38   Peter P   2005 Aug 23, 7:57am  

Everyone has their own systems but the best seem to not have majorly fancy tools but have a few tried and tested setups and it’s really about psychology more than anything.

I can attest to this... fancy tools do nothing but to enrich snake-oil salesmen.

39   Peter P   2005 Aug 23, 8:01am  

I have been one of the few to admit that yes, at times I wish we could have bought in about 5 years ago, but having said that, I am not sorry I didn’t buy in last year or this year.

Well said.

I wish I had done a lot of things... but I would not have done those things given the circumstances and information I had in the past.
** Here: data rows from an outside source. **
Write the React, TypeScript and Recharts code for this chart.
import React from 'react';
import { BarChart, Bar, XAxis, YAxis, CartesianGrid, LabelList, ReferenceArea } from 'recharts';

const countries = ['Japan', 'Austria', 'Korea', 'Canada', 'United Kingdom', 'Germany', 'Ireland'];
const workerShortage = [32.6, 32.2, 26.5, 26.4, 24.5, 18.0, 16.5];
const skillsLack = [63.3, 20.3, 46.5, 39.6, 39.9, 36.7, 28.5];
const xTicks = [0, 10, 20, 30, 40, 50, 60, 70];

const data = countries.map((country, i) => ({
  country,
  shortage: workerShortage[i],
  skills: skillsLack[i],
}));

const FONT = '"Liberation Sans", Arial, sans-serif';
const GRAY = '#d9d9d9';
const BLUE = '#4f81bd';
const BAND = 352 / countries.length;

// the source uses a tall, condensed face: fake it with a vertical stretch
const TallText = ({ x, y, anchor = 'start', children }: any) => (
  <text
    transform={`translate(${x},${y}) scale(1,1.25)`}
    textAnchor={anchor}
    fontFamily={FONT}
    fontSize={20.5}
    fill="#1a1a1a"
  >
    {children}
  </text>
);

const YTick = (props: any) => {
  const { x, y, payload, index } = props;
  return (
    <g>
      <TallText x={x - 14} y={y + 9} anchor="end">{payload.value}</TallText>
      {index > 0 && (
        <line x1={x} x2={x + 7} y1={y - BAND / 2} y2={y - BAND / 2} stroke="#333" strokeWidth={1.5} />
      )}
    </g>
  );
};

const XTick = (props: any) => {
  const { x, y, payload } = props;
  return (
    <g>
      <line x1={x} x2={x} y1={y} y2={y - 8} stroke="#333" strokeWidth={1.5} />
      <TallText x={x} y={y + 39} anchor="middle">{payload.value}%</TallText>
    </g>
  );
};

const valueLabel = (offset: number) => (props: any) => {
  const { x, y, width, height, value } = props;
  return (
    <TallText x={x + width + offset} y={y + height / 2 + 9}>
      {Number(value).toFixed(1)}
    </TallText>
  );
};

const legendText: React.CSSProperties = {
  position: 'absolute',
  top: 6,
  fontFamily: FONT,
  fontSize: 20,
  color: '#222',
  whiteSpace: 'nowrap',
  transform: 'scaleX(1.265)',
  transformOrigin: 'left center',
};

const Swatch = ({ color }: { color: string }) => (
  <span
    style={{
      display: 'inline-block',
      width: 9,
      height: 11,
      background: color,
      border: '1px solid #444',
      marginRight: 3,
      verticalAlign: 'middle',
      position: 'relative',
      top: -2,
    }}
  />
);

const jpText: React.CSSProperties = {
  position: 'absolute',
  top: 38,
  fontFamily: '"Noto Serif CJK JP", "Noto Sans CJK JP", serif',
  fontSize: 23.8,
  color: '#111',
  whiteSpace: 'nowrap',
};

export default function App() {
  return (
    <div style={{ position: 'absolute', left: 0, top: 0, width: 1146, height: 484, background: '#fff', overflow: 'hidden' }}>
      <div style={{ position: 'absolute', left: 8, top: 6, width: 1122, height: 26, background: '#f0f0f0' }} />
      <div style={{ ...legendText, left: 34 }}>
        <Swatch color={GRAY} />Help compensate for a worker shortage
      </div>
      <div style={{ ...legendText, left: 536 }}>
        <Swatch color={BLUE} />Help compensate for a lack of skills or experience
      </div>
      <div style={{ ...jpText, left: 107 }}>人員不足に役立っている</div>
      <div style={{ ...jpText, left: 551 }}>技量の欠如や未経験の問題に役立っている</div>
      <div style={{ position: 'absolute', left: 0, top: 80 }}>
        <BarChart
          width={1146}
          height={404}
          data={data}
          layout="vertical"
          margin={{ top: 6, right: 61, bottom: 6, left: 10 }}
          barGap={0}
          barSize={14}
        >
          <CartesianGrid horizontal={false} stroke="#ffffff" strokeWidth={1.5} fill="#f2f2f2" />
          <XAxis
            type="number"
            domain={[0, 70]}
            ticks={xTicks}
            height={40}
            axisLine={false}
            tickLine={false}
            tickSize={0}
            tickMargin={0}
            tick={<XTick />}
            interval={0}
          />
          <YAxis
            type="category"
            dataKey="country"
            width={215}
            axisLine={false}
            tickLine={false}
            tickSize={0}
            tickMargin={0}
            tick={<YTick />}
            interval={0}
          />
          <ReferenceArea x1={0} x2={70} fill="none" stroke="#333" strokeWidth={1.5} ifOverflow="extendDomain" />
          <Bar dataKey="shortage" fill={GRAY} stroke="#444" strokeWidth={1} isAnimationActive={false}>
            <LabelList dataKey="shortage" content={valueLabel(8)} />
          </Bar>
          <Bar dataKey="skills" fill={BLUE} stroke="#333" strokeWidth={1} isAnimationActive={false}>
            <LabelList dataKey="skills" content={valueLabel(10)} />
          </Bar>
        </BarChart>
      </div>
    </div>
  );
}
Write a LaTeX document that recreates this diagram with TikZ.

We can only act according to the present and a reasonable projection of the future, but not the past.

40   gabby   2005 Aug 23, 8:14am  

I like complaining that house prices are too high but I'm not complaining that others are making money. Good on them, they took the risk and they should get the reward. I've done ok on a couple of RE investments which were prudent buys and while I may not have made a ton of money I'm comfortable.

If the market goes south, I can only imagine what real whining and complaining sounds like. I've been on this blog for a while and at times I hear us kick ourselves that maybe we should have bought more years ago - that's normal but not a lot of real whining. I'm more amazed at the people entering into ridiculous mortgages that they can't afford that are really illogical and put them into a very leveraged scary position.